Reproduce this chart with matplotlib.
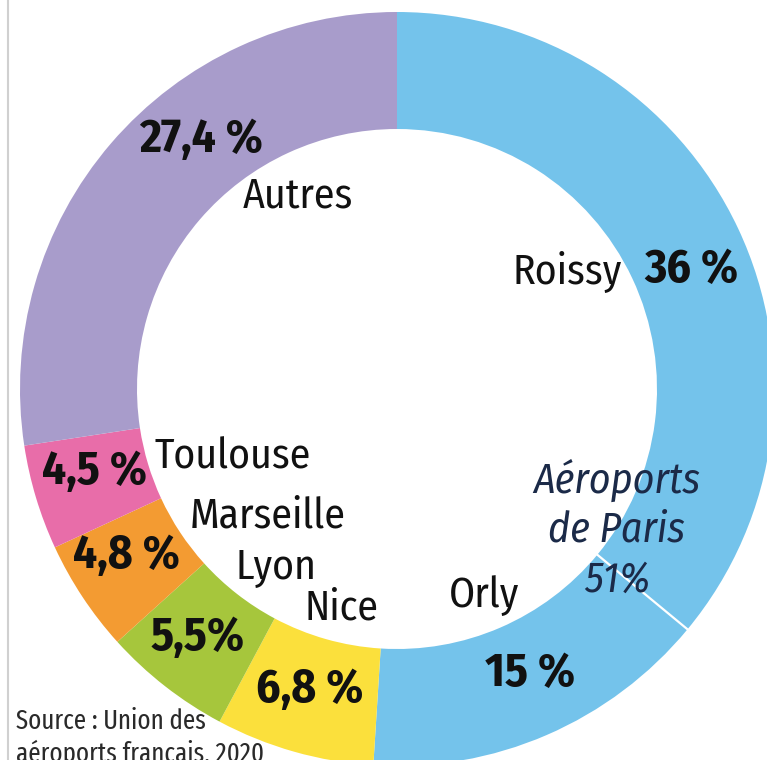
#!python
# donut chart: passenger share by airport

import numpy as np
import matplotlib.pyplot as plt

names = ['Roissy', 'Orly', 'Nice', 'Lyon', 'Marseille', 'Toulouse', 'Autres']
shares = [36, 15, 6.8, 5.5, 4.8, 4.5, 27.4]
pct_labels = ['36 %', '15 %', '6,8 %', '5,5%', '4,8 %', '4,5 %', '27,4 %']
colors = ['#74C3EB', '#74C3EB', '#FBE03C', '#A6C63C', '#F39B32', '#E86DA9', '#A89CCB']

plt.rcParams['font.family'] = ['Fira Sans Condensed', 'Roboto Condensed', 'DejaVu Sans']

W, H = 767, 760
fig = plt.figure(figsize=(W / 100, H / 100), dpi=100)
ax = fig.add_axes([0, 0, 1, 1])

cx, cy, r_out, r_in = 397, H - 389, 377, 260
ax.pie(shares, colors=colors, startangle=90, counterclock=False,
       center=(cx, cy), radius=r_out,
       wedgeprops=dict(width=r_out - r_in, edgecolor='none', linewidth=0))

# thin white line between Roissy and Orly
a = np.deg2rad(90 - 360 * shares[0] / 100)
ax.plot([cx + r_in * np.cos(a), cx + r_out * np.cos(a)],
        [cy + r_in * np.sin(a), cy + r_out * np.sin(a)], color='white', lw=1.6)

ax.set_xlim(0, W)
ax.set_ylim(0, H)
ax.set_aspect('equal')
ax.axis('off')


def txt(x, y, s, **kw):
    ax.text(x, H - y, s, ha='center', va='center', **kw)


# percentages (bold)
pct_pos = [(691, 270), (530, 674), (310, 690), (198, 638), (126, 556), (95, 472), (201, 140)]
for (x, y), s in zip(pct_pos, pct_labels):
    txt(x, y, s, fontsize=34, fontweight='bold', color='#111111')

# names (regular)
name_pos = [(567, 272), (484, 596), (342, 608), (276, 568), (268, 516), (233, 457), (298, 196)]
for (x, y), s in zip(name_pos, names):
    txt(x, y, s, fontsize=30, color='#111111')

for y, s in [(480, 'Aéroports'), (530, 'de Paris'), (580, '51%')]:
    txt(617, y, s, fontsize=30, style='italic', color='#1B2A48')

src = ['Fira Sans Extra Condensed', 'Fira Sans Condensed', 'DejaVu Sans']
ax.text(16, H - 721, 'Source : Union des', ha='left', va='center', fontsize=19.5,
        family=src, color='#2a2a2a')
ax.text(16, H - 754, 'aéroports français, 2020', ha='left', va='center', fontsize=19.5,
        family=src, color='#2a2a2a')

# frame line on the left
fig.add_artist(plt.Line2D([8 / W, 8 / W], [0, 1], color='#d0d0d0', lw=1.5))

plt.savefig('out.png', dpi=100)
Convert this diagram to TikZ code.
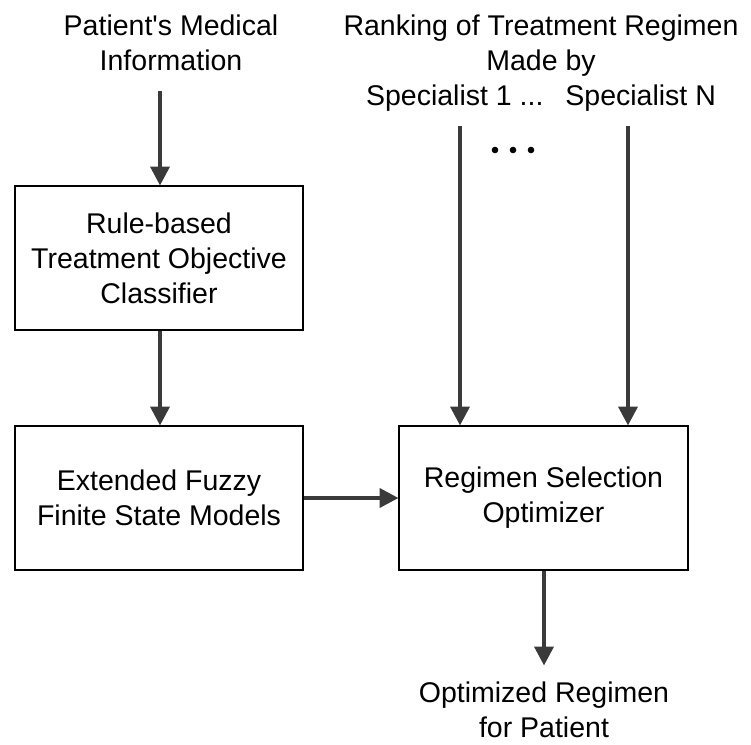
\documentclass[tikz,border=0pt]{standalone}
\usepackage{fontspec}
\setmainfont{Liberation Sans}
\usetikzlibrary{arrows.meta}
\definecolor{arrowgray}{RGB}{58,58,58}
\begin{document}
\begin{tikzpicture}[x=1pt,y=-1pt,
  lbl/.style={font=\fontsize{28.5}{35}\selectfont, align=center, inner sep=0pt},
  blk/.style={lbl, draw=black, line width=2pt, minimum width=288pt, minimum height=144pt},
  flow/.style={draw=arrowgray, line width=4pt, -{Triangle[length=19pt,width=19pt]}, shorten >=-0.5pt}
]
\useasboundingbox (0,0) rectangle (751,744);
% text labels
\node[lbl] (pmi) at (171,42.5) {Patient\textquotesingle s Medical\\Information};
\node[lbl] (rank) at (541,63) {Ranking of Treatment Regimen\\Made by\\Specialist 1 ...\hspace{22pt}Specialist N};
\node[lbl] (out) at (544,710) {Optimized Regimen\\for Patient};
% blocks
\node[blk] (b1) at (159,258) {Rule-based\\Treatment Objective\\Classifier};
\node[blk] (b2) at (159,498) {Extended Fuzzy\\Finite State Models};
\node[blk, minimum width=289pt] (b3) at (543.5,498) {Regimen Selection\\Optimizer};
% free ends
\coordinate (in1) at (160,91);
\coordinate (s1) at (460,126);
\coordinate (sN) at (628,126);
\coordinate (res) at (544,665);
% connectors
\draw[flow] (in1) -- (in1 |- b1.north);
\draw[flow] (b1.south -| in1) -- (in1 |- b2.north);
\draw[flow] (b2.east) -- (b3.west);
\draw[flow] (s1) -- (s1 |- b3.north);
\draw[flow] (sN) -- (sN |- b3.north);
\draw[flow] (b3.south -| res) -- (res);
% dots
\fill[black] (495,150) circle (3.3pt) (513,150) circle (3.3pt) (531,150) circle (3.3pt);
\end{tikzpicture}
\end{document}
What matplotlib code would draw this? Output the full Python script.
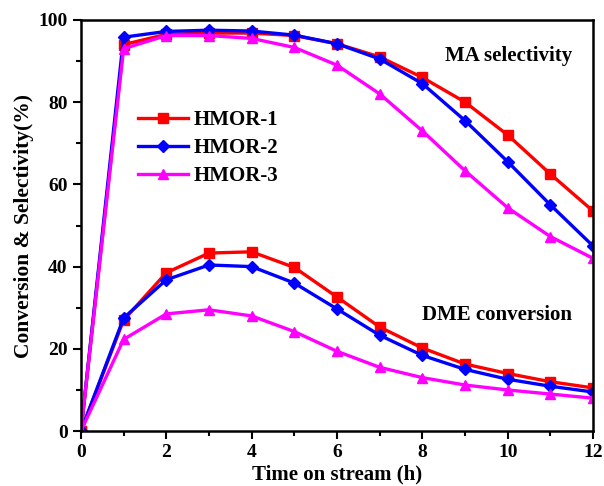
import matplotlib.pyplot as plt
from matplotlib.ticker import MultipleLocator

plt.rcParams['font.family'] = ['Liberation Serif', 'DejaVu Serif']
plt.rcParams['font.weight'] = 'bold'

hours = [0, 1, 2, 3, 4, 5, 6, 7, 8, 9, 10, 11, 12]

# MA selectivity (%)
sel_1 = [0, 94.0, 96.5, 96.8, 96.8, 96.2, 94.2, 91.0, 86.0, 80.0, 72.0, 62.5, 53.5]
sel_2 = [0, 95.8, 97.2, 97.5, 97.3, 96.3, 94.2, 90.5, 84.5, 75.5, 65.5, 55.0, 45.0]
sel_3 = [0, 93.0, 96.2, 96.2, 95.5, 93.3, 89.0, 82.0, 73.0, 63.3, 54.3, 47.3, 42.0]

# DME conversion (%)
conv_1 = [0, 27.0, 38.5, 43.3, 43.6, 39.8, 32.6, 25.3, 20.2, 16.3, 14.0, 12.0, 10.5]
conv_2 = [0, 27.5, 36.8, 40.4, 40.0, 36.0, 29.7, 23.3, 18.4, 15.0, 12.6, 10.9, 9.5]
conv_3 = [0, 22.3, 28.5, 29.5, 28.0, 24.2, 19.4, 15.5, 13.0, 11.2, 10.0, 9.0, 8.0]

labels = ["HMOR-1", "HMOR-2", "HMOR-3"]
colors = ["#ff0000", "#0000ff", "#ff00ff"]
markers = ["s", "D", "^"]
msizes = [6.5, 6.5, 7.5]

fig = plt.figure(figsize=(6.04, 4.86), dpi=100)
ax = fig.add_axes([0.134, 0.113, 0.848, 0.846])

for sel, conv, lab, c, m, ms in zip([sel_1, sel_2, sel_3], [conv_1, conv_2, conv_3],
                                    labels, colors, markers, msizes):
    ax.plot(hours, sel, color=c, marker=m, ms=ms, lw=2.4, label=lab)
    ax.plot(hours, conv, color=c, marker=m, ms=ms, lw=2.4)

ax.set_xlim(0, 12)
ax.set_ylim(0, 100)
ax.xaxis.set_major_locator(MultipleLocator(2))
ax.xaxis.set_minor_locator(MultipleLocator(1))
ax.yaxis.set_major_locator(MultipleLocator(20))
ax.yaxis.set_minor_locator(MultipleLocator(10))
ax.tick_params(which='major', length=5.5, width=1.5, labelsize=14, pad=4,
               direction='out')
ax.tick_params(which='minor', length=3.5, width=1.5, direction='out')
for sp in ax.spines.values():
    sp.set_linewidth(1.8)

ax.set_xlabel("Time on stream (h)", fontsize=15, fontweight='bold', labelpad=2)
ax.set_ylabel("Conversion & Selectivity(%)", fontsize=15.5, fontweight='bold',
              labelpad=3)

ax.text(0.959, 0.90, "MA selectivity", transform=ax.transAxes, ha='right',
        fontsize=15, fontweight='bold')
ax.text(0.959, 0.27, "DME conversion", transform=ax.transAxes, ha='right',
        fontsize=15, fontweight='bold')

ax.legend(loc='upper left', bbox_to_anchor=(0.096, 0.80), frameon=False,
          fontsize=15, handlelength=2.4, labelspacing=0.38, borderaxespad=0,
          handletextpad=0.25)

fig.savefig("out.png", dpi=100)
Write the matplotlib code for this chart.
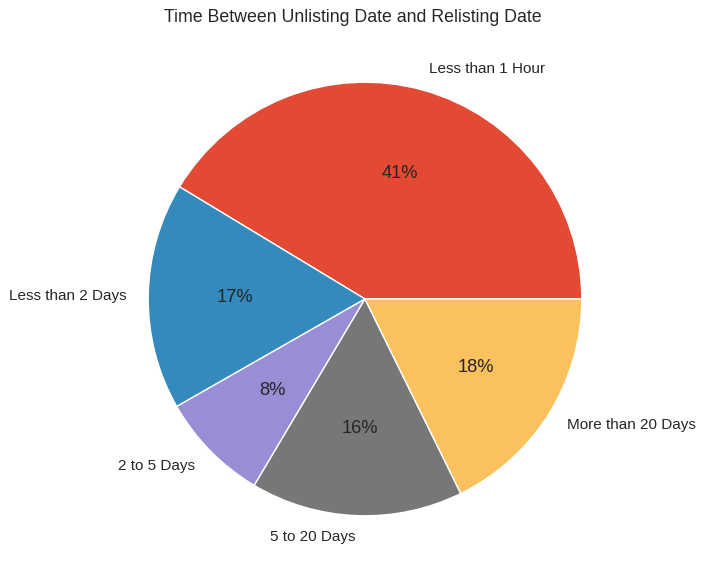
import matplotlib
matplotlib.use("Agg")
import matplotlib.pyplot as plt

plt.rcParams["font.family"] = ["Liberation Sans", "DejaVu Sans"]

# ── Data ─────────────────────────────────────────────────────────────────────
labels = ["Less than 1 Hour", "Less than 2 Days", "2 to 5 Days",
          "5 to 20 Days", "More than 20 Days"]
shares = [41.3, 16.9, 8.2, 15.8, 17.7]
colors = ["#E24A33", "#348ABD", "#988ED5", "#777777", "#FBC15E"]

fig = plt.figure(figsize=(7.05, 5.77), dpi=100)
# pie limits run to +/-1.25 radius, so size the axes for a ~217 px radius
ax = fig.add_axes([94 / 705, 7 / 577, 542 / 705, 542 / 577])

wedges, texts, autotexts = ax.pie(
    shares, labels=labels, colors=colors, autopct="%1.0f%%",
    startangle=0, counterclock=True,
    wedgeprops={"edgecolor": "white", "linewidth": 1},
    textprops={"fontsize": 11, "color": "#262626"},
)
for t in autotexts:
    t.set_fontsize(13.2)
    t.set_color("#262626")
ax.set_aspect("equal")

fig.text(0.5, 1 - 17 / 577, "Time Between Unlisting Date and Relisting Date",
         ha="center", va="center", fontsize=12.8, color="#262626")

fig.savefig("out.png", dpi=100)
★ ★ ★ ★
**WHAT THIS TASK INVOLVES:** Retype the section that opens with the line holding "Write the matplotlib code for this chart." and closes with the line holding "ax = fig.add_axes([94", exactly as it reads, without any pictures.

**SOLUTION TO THE EXERCISE:**
Write the matplotlib code for this chart.
import matplotlib
matplotlib.use("Agg")
import matplotlib.pyplot as plt

plt.rcParams["font.family"] = ["Liberation Sans", "DejaVu Sans"]

# ── Data ─────────────────────────────────────────────────────────────────────
labels = ["Less than 1 Hour", "Less than 2 Days", "2 to 5 Days",
          "5 to 20 Days", "More than 20 Days"]
shares = [41.3, 16.9, 8.2, 15.8, 17.7]
colors = ["#E24A33", "#348ABD", "#988ED5", "#777777", "#FBC15E"]

fig = plt.figure(figsize=(7.05, 5.77), dpi=100)
# pie limits run to +/-1.25 radius, so size the axes for a ~217 px radius
ax = fig.add_axes([94 / 705, 7 / 577, 542 / 705, 542 / 577])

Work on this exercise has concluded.